John Henry Clay’s first novel is set in Roman Britain, in the run up to the ‘barbarian conspiracy’ of AD 367. The titular Lion and Lamb are the patrician heads of two rival families, although the narrative follows members of just one of those families and, in particular, a young brother and sister – Paul and Amanda – who, for most of the novel, are separated.
On the run from a terrible crime, Paul is effectively pressed into the Roman army and finds himself stationed, incognito, on Hadrian’s Wall. His sister, meanwhile, struggles to cope with a more glamorous cousin, a dying mother, and a suitor who belongs to the rival dynasty.
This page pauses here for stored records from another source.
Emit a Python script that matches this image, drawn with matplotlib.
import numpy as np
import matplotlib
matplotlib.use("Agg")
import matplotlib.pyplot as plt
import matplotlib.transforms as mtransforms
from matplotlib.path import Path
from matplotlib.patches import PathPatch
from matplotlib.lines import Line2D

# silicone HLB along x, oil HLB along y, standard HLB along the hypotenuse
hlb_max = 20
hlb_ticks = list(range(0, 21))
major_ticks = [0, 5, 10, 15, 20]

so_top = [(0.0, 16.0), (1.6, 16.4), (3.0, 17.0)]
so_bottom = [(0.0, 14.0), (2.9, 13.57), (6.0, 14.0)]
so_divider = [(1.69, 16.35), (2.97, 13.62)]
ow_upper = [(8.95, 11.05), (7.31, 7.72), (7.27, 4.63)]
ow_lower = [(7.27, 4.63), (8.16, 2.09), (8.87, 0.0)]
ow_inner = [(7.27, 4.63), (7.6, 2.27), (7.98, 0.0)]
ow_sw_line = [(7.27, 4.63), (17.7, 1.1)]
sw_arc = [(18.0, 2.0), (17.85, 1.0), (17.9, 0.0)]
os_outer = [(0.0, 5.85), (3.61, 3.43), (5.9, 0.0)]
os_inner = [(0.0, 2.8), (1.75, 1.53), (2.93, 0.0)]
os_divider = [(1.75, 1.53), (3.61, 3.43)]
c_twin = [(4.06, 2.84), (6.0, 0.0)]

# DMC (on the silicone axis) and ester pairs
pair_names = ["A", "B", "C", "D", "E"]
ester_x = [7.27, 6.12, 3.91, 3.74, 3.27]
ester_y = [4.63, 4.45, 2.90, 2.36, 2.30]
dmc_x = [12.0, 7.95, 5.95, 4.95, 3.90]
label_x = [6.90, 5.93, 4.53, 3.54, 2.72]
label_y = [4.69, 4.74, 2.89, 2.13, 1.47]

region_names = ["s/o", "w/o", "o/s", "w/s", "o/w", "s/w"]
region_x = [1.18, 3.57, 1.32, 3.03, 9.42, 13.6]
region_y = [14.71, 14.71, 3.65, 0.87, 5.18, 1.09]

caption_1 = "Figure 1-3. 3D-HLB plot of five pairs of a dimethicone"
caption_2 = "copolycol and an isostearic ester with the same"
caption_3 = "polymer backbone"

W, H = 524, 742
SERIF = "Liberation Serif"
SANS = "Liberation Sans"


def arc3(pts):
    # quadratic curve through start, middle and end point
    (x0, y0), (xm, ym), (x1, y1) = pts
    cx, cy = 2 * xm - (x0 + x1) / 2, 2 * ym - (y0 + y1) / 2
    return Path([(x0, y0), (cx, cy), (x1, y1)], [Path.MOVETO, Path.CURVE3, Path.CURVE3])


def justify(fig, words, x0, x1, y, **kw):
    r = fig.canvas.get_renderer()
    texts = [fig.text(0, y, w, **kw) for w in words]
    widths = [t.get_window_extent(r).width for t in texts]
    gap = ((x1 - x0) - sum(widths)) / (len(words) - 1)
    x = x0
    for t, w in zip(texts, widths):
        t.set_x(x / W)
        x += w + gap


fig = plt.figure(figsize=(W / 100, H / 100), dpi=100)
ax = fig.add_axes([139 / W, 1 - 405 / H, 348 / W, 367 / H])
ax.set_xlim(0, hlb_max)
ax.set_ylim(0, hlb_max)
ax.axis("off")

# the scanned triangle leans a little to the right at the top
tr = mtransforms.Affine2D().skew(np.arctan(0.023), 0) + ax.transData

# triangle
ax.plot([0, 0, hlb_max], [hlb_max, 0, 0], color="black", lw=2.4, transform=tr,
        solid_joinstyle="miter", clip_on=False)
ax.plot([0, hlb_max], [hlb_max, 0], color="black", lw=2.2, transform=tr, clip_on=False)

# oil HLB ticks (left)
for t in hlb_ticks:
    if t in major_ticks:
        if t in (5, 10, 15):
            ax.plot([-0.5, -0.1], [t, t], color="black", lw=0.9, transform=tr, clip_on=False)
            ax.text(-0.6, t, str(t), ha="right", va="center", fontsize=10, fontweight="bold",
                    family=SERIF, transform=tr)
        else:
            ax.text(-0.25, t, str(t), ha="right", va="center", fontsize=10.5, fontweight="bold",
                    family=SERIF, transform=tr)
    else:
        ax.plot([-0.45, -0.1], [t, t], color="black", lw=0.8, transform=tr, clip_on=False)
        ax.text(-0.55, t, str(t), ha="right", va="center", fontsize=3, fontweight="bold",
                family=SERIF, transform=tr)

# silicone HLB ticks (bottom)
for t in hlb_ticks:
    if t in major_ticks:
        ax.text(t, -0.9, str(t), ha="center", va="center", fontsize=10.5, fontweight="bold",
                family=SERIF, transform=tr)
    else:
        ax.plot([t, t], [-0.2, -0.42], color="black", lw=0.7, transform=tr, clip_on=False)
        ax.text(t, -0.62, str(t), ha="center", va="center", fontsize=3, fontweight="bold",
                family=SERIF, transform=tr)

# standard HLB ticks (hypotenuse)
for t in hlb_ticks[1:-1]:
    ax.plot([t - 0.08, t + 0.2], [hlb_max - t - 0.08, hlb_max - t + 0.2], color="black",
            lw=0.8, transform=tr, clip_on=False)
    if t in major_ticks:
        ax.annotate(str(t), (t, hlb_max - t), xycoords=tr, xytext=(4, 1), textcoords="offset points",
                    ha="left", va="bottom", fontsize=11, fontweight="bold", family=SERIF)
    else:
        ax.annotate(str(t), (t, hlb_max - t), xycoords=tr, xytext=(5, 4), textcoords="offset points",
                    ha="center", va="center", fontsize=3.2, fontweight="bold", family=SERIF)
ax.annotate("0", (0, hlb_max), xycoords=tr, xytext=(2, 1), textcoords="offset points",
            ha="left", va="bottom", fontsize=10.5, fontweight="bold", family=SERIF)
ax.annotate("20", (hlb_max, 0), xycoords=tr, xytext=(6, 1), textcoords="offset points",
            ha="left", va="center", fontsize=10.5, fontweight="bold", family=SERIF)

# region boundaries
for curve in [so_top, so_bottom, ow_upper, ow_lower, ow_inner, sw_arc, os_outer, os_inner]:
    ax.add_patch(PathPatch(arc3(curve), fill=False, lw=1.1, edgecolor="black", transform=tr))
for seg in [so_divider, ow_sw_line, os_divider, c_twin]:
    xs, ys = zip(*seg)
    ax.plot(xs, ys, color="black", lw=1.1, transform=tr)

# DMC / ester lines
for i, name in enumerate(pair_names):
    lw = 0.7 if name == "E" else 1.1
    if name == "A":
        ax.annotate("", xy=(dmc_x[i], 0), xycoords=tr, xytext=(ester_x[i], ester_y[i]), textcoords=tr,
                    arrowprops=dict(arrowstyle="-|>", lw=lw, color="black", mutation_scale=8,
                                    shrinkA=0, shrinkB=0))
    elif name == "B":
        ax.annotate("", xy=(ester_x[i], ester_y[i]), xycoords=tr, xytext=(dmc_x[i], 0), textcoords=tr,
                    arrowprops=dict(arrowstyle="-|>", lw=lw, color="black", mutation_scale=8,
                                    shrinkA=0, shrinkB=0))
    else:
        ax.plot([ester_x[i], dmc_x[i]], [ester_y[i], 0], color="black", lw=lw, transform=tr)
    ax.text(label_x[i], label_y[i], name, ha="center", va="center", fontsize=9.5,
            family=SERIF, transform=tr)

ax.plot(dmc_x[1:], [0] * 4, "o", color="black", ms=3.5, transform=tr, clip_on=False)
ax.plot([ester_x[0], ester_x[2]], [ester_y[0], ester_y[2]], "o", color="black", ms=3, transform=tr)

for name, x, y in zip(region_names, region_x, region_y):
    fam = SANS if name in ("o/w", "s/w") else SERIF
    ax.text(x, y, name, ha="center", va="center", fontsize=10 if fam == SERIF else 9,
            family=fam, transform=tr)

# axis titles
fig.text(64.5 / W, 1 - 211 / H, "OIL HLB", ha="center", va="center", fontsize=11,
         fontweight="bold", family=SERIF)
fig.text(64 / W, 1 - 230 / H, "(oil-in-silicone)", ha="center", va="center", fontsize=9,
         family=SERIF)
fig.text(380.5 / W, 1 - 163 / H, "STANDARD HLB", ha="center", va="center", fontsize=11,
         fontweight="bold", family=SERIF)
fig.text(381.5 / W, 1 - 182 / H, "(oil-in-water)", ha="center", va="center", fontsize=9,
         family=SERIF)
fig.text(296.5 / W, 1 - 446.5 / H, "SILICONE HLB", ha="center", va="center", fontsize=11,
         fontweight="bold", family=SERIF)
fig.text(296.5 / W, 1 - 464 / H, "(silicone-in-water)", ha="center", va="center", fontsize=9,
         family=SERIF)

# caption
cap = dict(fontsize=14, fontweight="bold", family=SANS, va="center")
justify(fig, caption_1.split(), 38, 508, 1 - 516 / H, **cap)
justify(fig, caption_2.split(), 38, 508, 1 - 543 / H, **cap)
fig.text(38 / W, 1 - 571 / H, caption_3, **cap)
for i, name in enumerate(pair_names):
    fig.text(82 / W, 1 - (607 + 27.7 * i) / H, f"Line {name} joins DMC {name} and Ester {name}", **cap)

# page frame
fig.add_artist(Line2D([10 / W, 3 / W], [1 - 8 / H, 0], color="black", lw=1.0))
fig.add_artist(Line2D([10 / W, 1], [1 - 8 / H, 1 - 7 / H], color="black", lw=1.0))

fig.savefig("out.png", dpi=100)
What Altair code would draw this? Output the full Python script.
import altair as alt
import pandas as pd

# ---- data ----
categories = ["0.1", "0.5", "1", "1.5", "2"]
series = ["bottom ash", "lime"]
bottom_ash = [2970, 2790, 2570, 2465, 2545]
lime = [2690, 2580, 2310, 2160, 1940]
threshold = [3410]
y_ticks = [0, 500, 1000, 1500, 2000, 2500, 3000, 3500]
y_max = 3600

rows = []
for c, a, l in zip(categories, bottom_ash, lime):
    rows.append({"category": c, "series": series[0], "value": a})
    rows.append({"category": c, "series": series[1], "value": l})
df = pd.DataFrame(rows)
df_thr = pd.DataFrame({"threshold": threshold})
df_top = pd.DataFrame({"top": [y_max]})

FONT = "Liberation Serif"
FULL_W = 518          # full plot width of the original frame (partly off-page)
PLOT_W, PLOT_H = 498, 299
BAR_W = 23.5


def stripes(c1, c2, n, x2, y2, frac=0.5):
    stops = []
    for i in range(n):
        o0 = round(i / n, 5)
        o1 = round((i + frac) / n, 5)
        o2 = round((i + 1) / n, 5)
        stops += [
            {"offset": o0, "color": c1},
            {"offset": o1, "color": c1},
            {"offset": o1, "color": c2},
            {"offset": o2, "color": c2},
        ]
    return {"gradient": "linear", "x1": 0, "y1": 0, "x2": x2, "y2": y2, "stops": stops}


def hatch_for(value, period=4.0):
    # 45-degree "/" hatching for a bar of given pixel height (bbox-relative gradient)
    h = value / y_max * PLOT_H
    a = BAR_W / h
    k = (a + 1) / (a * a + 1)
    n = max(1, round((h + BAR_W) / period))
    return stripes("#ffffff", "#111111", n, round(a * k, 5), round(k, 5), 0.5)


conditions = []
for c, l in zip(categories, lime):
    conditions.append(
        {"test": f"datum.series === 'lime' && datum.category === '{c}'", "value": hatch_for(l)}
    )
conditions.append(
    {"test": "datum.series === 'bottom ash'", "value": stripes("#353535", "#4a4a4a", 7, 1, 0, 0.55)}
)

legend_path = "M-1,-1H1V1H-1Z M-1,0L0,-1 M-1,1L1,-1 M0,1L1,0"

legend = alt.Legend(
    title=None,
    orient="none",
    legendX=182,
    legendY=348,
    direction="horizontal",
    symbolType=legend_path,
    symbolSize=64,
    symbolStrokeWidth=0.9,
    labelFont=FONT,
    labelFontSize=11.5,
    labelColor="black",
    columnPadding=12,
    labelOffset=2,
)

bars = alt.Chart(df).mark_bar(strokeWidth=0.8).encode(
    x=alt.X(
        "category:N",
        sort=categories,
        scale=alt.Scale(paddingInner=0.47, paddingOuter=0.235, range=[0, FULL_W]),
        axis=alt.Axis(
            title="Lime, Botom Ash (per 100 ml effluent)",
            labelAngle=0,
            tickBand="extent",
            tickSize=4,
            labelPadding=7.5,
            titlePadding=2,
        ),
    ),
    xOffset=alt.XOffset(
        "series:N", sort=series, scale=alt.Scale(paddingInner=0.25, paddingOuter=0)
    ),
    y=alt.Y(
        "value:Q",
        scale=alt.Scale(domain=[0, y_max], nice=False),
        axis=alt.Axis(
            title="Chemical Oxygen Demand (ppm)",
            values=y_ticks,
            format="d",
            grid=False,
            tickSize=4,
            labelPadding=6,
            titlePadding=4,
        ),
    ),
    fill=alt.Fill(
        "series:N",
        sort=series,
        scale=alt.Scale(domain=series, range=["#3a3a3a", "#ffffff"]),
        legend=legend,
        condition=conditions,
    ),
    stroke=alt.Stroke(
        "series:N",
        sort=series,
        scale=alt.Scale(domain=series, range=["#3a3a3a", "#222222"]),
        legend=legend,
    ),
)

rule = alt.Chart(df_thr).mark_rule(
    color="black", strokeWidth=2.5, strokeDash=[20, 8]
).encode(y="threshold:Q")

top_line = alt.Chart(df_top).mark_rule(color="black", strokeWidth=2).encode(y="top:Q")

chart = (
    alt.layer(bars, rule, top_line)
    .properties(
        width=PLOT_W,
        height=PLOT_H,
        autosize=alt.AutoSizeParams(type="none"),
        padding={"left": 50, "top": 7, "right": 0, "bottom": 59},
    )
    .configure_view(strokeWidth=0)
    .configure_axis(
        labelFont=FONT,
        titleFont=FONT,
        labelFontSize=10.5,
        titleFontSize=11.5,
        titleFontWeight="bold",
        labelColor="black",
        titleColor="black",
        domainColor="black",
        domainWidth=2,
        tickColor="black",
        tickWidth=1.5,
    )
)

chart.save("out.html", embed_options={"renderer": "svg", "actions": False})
Clay certainly seems to know his stuff when it comes to Romano-British mores and the minutiae of the Roman military – as we might expect of a professional historian. The novel starts fairly haltingly, and the author’s habit of switching between Paul’s harsh life in the North and Amanda’s domestic problems in Gloucestershire feels at times as if it is impeding the thrust of the narrative. But things gradually shift into gear as the barbarian uprising gets underway, and then we are into a fluid, enjoyable and engrossing read.
An essence of Cornwell
There were moments when I thought I could sense the influence of Bernard Cornwell in the background. The Lion and the Lamb never quite achieves the dramatic verve and vitality of Cornwell at his best, but it is written in a clean, clear, readable style, and though the uneasy combination of historical epic and domestic melodrama doesn’t always gel, the smooth prose carries the reader along. And there are some wonderful quotations from ancient literature at the start of each chapter.
Most of the novel’s flaws are probably due to the fact that this is the author’s first. The book takes a while really to get going and the characters lack a certain depth, but these are the faults of inexperience, rather than ineptitude. The novel ends in such a way that a sequel or two seem inevitable. An immediate enemy attack has been defeated, the main characters are happily paired off, but the story as such is not over. Any sequel would be able to pick up more or less where The Lion and the Lamb left off, and would therefore be spared the long build up of the opening instalment.
The start of things to come
What you undoubtedly get from this novel is a fairly detailed vision of life in Roman Britain, with all its hierarchical obsessions, religious diversity and political infighting. By the end, I felt that Clay had begun to find his pace. I doubt very much that his first novel will be his last.